WRITTEN TASK>
Among the entries below, find the line with "Give me the matplotlib source for this chart.", then quote it and each following line up to and including the line with "ax = fig.add_axes([0.1976, 0.3053, 0.8024, 0.6538])", and nothing else.

[Extracted records]
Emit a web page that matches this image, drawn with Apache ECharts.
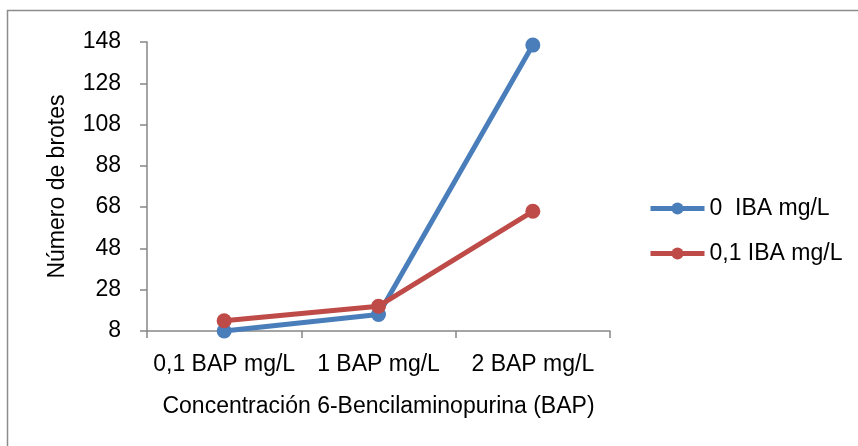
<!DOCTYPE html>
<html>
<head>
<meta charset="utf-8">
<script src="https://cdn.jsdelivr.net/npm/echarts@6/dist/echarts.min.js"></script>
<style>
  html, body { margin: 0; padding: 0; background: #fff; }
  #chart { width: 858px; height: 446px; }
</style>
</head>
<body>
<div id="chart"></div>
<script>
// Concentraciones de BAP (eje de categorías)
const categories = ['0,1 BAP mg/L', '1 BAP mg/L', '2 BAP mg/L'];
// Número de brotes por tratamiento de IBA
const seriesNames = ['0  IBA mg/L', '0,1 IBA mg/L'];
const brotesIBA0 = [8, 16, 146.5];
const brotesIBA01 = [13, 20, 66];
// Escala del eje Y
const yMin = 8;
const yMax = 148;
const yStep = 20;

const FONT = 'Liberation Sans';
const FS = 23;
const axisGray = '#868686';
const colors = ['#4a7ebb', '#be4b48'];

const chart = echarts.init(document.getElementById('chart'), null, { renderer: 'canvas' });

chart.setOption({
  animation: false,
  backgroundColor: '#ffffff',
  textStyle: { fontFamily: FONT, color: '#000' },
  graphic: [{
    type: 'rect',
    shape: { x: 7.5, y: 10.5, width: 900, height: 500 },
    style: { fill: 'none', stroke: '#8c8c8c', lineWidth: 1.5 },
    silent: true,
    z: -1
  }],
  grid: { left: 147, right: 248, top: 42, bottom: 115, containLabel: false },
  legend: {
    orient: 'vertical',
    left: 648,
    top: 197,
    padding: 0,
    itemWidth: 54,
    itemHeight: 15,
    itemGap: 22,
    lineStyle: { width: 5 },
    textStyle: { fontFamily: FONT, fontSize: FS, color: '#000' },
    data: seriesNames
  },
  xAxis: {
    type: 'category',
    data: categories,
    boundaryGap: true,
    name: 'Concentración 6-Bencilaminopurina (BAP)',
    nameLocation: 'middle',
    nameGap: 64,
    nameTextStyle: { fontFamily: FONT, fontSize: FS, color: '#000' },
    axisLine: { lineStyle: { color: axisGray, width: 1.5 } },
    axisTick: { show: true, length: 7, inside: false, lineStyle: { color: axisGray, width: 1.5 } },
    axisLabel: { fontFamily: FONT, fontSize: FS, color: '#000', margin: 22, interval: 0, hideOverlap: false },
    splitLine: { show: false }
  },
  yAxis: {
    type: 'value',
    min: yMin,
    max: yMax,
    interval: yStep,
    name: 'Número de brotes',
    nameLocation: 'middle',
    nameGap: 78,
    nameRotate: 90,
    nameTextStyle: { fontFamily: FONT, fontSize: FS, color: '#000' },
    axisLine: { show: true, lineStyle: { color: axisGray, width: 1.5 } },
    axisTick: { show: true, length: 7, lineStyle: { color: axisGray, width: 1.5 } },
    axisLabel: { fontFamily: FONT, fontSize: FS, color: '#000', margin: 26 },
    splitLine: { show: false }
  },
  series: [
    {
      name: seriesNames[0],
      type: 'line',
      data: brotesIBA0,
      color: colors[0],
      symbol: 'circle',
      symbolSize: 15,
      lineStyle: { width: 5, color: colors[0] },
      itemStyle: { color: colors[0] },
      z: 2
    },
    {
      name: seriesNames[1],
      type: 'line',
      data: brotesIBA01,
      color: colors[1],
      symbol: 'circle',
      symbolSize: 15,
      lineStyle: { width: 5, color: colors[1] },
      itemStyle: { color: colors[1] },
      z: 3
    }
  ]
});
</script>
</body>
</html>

---

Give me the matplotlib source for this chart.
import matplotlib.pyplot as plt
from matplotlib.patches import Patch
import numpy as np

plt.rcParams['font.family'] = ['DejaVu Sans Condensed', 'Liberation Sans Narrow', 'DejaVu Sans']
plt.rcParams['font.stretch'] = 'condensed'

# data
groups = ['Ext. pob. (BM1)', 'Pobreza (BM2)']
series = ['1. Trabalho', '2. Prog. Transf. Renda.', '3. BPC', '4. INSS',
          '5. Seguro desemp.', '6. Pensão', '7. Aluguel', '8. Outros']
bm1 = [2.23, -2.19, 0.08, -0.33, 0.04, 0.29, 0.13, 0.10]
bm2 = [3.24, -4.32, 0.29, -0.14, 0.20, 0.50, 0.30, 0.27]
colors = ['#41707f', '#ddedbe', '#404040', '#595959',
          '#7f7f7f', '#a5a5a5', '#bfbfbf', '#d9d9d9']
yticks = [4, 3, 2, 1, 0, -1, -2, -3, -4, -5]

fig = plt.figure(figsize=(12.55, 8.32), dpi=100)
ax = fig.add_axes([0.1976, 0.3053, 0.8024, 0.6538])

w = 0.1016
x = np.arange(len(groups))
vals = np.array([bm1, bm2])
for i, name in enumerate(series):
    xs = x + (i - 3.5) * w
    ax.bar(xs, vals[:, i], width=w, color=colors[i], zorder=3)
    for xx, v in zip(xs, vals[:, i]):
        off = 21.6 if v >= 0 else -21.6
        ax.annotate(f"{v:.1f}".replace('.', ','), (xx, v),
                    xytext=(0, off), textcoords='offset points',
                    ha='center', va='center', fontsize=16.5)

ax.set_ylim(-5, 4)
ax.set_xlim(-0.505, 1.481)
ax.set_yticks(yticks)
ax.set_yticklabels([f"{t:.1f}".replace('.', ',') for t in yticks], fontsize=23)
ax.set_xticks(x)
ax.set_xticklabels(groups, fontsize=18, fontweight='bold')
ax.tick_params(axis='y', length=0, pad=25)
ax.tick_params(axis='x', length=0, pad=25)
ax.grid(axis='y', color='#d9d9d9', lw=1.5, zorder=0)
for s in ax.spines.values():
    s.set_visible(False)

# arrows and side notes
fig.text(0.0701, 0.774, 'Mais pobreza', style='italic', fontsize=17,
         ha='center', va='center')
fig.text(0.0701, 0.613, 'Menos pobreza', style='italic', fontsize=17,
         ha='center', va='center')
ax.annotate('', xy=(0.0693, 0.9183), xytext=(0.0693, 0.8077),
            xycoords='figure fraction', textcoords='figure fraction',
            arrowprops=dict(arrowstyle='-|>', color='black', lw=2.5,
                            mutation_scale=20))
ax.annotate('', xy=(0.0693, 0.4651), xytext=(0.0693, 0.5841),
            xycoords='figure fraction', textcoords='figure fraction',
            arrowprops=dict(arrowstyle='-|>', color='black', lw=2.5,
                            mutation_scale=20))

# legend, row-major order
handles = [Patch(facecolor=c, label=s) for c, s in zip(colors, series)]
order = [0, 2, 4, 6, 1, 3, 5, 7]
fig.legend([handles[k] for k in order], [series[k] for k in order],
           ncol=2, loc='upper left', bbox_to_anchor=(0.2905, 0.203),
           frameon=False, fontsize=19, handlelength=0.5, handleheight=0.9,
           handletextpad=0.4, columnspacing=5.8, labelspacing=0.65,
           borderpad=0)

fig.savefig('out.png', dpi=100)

TASK SOLUTION>
Give me the matplotlib source for this chart.
import matplotlib.pyplot as plt
from matplotlib.patches import Patch
import numpy as np

plt.rcParams['font.family'] = ['DejaVu Sans Condensed', 'Liberation Sans Narrow', 'DejaVu Sans']
plt.rcParams['font.stretch'] = 'condensed'

# data
groups = ['Ext. pob. (BM1)', 'Pobreza (BM2)']
series = ['1. Trabalho', '2. Prog. Transf. Renda.', '3. BPC', '4. INSS',
          '5. Seguro desemp.', '6. Pensão', '7. Aluguel', '8. Outros']
bm1 = [2.23, -2.19, 0.08, -0.33, 0.04, 0.29, 0.13, 0.10]
bm2 = [3.24, -4.32, 0.29, -0.14, 0.20, 0.50, 0.30, 0.27]
colors = ['#41707f', '#ddedbe', '#404040', '#595959',
          '#7f7f7f', '#a5a5a5', '#bfbfbf', '#d9d9d9']
yticks = [4, 3, 2, 1, 0, -1, -2, -3, -4, -5]

fig = plt.figure(figsize=(12.55, 8.32), dpi=100)
ax = fig.add_axes([0.1976, 0.3053, 0.8024, 0.6538])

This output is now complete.